**Problem statement:** Only the lines from the start of the data through the line containing "(0,0) rectangle (1197,571);" should be written out, exactly as they are, with both ends included and the pictures left out.

**Data lines:**
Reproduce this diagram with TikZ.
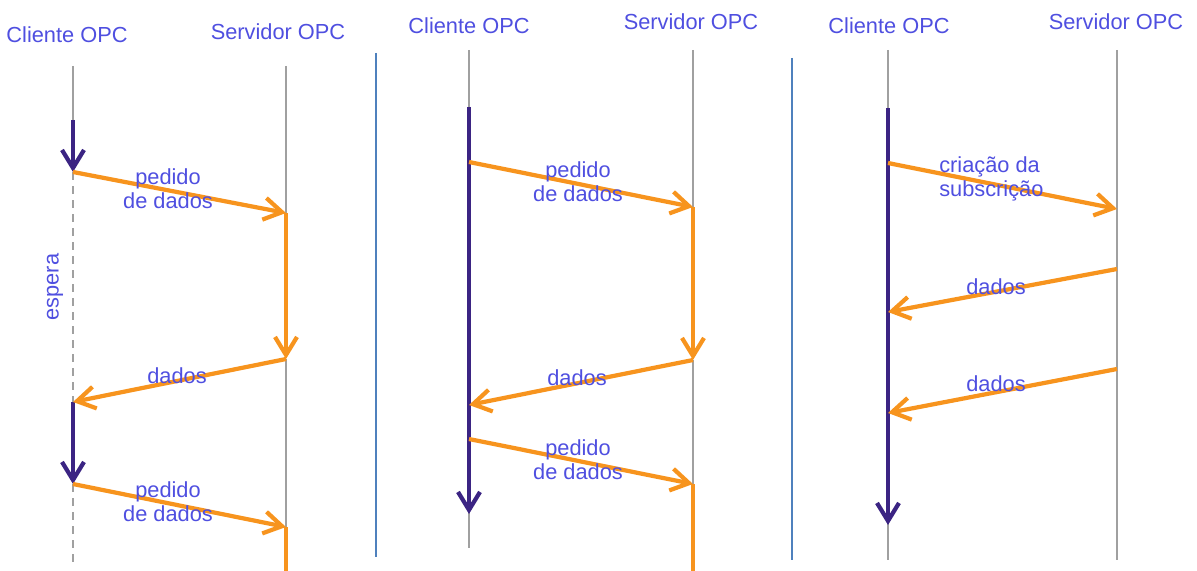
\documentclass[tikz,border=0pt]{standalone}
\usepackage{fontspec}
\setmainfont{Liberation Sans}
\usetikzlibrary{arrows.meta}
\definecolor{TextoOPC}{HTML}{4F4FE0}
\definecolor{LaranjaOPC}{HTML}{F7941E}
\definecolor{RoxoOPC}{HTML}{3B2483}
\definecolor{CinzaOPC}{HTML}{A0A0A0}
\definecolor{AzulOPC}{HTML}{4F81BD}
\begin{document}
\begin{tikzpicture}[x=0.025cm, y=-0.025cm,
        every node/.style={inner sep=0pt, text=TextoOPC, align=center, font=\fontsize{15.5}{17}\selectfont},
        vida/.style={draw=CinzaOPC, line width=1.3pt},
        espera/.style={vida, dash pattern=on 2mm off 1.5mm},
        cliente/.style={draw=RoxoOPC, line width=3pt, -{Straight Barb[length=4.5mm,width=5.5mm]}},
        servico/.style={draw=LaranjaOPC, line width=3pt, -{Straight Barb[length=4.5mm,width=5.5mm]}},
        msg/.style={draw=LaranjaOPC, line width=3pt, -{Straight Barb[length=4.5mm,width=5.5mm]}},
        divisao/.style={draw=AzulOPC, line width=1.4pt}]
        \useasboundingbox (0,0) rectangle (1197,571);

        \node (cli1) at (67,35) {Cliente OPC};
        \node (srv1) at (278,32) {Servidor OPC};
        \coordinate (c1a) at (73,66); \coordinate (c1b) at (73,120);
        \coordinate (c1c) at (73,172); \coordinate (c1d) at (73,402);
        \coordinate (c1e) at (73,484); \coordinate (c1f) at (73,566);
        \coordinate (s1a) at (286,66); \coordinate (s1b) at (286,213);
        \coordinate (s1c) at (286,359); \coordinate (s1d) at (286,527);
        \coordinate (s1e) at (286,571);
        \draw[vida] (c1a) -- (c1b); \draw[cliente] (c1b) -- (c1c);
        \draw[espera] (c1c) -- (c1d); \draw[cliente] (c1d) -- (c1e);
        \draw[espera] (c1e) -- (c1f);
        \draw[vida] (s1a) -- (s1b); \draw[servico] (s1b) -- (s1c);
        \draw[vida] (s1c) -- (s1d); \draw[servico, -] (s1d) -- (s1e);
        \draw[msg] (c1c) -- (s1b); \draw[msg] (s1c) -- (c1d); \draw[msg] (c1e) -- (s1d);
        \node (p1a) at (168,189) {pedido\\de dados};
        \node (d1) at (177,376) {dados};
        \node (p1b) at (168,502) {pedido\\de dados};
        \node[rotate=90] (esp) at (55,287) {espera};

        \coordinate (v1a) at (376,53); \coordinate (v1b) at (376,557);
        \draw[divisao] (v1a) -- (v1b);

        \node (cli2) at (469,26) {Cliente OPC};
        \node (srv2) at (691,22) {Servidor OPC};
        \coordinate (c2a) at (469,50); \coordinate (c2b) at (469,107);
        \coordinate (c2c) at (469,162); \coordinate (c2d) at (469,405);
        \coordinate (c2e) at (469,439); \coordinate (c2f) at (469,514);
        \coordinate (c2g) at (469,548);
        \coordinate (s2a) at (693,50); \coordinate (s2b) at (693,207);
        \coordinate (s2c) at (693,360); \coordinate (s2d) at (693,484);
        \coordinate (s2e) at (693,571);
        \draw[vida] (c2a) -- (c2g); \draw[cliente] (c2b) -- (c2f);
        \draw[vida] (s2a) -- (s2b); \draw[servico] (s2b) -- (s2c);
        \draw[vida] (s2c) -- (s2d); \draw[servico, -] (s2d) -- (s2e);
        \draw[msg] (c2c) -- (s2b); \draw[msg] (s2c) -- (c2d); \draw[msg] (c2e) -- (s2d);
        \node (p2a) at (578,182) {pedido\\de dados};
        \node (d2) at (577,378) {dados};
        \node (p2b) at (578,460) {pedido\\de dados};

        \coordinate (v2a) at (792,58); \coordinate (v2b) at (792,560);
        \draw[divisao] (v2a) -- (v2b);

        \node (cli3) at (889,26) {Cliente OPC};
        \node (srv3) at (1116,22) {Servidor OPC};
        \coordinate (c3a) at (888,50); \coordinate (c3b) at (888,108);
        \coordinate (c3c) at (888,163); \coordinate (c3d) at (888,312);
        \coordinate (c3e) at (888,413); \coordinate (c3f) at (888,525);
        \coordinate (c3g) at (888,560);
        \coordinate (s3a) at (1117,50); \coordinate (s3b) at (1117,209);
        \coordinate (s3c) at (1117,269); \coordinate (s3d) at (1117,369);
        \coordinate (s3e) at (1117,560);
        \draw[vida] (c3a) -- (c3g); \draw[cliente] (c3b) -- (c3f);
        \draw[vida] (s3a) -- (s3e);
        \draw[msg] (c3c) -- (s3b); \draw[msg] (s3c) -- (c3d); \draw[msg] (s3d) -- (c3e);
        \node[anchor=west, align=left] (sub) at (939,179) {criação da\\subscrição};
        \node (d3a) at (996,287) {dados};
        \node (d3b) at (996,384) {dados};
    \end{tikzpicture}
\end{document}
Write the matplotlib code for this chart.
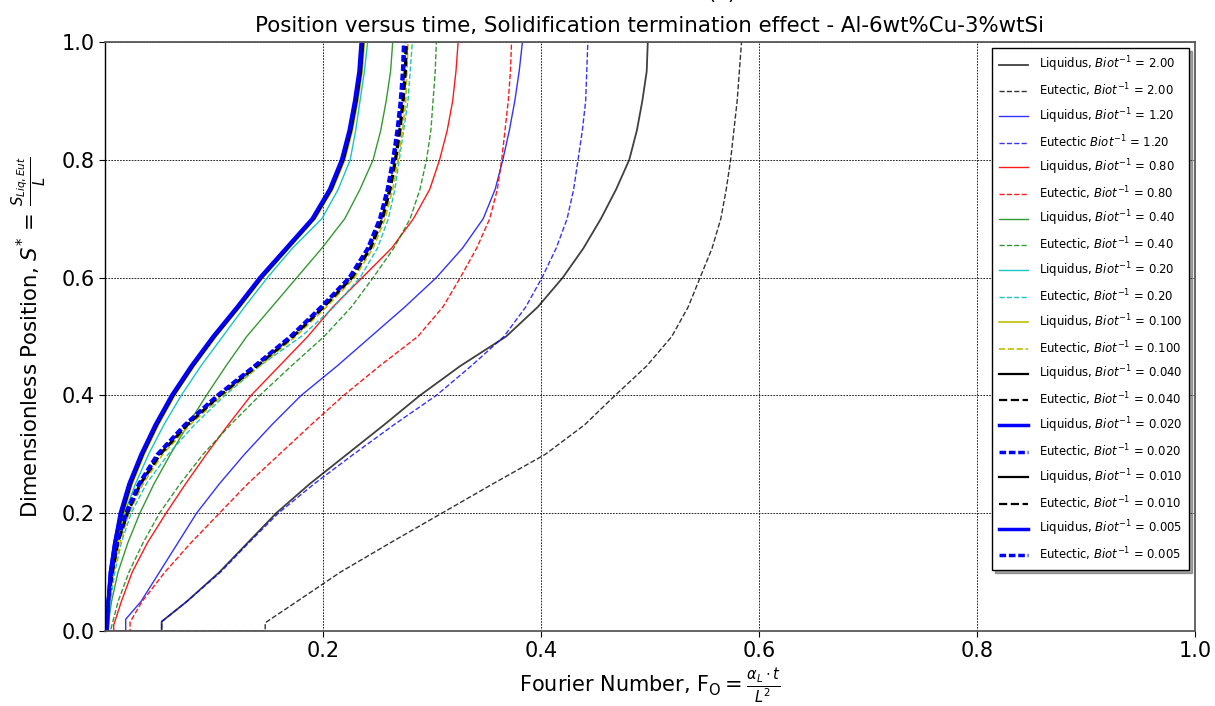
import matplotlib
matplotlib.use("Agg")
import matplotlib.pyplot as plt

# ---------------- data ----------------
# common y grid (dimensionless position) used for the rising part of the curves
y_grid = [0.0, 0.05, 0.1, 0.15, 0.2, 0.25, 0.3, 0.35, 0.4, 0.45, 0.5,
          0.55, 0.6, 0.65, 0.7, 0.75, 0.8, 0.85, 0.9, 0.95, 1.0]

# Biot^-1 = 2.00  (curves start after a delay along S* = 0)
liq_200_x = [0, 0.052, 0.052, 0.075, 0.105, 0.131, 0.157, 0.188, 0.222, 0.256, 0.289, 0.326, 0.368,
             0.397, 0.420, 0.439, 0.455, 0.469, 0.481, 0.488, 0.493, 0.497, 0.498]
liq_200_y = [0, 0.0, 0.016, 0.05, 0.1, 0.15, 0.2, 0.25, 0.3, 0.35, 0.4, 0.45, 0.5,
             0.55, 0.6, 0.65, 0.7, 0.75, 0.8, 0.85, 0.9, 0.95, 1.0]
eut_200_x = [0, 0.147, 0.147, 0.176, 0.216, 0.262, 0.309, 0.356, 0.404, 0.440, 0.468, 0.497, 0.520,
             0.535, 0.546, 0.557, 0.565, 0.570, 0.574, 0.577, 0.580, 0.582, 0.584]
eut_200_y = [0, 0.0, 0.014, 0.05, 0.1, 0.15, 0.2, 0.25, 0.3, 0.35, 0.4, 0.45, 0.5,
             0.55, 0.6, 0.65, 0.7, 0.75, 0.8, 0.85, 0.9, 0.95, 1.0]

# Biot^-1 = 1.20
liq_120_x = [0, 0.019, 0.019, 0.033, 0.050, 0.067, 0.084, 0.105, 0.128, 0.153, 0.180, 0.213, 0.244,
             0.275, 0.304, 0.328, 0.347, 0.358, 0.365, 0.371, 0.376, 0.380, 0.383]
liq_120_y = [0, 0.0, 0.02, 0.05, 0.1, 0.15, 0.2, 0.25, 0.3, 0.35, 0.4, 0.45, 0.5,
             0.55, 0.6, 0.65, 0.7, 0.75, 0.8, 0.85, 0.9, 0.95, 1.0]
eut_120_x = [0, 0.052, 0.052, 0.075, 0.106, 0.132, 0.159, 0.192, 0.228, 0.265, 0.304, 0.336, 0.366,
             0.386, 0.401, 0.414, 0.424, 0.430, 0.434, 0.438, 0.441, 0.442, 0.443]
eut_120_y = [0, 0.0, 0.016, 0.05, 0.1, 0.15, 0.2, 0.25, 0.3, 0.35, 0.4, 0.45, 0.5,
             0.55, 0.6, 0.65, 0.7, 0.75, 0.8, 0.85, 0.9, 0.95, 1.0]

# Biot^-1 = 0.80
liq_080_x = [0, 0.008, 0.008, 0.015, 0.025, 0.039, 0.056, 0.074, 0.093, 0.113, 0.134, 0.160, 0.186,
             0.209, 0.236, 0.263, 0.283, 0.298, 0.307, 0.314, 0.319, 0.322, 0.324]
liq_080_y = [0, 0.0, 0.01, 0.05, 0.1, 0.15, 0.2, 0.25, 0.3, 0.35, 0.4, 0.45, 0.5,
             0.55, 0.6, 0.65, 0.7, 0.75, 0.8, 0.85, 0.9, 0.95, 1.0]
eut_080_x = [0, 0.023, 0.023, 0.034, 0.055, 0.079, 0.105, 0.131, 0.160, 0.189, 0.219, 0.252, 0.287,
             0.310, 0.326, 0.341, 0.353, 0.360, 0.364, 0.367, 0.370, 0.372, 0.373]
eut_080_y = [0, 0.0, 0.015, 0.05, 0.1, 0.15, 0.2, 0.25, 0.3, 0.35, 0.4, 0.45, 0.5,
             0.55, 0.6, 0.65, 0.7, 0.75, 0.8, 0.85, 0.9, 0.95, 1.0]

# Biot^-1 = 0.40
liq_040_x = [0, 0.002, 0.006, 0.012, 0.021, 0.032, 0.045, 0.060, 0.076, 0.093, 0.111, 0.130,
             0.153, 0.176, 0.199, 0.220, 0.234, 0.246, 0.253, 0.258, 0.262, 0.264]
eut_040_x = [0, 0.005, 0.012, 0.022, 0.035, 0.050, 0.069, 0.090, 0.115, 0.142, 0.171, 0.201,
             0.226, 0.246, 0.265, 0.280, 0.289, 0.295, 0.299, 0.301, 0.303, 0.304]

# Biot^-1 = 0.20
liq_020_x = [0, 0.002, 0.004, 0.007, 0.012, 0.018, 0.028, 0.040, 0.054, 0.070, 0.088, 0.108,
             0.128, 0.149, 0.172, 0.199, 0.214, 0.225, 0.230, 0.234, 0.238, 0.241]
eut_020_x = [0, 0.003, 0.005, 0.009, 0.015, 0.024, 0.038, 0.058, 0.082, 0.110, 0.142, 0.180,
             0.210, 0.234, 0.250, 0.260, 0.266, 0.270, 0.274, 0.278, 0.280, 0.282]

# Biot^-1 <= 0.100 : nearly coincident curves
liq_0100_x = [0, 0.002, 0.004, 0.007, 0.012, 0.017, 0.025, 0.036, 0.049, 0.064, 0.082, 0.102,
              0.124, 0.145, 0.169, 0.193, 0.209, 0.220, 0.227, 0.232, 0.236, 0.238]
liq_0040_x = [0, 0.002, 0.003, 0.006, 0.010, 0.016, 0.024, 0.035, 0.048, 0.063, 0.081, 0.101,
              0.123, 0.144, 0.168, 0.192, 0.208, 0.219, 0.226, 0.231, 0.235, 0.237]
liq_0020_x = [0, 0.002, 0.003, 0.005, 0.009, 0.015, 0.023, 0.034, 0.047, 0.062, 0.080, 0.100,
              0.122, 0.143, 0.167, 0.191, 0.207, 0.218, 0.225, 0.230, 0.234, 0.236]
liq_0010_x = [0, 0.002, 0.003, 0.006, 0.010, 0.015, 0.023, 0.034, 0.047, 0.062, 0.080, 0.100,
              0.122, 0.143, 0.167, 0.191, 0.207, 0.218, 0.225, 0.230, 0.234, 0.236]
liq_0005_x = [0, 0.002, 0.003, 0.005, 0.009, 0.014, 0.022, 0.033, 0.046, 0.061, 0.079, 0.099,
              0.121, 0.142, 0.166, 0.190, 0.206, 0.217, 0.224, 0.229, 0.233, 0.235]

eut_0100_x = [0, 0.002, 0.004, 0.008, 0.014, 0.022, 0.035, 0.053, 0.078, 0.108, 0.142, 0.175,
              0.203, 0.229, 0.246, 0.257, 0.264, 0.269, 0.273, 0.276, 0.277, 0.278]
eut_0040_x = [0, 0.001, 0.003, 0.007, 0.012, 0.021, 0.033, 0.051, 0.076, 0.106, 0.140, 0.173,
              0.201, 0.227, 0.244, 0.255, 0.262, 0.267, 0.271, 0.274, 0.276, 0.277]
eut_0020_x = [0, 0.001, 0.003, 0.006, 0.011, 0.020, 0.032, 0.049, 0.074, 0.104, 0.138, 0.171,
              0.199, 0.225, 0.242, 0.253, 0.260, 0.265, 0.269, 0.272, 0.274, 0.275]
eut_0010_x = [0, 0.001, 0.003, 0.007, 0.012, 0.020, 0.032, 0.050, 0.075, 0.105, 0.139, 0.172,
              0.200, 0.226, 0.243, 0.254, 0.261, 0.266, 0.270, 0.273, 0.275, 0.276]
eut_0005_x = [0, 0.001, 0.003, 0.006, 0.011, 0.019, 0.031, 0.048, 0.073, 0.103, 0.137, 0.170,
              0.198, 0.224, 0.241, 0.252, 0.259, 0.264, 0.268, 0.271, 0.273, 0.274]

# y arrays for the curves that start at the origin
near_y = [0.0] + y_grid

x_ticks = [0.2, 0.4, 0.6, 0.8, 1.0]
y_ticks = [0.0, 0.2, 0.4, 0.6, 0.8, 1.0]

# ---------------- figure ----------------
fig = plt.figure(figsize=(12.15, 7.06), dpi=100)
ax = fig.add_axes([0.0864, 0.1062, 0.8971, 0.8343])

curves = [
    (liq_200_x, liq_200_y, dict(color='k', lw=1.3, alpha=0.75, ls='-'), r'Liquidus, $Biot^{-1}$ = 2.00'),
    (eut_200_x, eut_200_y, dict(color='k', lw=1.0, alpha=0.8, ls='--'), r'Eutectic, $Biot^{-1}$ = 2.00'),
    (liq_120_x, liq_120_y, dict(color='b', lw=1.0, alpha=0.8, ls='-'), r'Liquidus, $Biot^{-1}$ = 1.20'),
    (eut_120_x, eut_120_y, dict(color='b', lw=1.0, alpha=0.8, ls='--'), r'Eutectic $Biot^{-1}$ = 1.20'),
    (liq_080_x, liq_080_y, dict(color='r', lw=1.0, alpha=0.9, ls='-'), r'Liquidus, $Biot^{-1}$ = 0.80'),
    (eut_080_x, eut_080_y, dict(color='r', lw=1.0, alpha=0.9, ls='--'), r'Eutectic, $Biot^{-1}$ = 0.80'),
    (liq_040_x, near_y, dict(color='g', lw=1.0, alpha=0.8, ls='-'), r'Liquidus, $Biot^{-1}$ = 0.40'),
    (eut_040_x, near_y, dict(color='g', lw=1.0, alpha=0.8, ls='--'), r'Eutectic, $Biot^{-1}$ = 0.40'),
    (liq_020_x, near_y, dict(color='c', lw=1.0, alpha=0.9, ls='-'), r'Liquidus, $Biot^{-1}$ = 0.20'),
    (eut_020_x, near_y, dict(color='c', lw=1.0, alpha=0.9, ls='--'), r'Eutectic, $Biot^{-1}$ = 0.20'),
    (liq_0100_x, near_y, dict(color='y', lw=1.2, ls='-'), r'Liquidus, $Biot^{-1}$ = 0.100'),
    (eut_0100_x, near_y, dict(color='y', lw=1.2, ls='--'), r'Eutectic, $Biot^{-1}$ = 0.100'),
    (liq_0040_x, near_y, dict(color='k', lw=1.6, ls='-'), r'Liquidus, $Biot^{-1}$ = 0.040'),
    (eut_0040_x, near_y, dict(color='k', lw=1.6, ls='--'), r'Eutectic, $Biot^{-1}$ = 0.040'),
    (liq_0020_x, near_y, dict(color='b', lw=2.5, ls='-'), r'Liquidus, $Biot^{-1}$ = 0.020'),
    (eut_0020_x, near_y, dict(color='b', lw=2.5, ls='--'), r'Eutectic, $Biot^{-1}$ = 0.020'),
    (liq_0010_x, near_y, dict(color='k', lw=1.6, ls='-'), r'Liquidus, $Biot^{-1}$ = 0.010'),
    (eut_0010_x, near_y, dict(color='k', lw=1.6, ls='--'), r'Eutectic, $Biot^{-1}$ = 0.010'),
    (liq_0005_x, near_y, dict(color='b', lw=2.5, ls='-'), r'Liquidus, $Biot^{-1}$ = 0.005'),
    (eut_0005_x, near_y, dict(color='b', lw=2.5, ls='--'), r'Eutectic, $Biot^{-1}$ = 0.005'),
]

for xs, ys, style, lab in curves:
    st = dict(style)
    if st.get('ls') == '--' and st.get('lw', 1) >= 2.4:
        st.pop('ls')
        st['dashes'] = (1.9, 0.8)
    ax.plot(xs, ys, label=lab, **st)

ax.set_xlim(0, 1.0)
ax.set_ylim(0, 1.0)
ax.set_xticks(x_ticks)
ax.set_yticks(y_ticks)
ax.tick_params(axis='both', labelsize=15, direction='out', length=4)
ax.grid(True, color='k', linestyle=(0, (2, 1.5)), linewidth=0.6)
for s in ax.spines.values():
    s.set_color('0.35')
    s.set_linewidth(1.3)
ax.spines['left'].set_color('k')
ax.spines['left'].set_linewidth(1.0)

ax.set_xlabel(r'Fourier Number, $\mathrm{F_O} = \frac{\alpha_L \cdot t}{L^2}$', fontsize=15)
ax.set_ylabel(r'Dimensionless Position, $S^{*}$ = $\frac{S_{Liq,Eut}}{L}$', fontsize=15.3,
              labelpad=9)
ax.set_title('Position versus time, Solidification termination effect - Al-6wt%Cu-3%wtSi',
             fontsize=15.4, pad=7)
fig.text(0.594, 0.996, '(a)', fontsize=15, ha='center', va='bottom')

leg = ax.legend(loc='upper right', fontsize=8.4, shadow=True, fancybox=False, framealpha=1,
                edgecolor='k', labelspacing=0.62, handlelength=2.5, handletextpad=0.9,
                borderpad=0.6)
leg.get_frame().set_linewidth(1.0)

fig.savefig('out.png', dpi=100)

**Complete response:**
Reproduce this diagram with TikZ.
\documentclass[tikz,border=0pt]{standalone}
\usepackage{fontspec}
\setmainfont{Liberation Sans}
\usetikzlibrary{arrows.meta}
\definecolor{TextoOPC}{HTML}{4F4FE0}
\definecolor{LaranjaOPC}{HTML}{F7941E}
\definecolor{RoxoOPC}{HTML}{3B2483}
\definecolor{CinzaOPC}{HTML}{A0A0A0}
\definecolor{AzulOPC}{HTML}{4F81BD}
\begin{document}
\begin{tikzpicture}[x=0.025cm, y=-0.025cm,
        every node/.style={inner sep=0pt, text=TextoOPC, align=center, font=\fontsize{15.5}{17}\selectfont},
        vida/.style={draw=CinzaOPC, line width=1.3pt},
        espera/.style={vida, dash pattern=on 2mm off 1.5mm},
        cliente/.style={draw=RoxoOPC, line width=3pt, -{Straight Barb[length=4.5mm,width=5.5mm]}},
        servico/.style={draw=LaranjaOPC, line width=3pt, -{Straight Barb[length=4.5mm,width=5.5mm]}},
        msg/.style={draw=LaranjaOPC, line width=3pt, -{Straight Barb[length=4.5mm,width=5.5mm]}},
        divisao/.style={draw=AzulOPC, line width=1.4pt}]
        \useasboundingbox (0,0) rectangle (1197,571);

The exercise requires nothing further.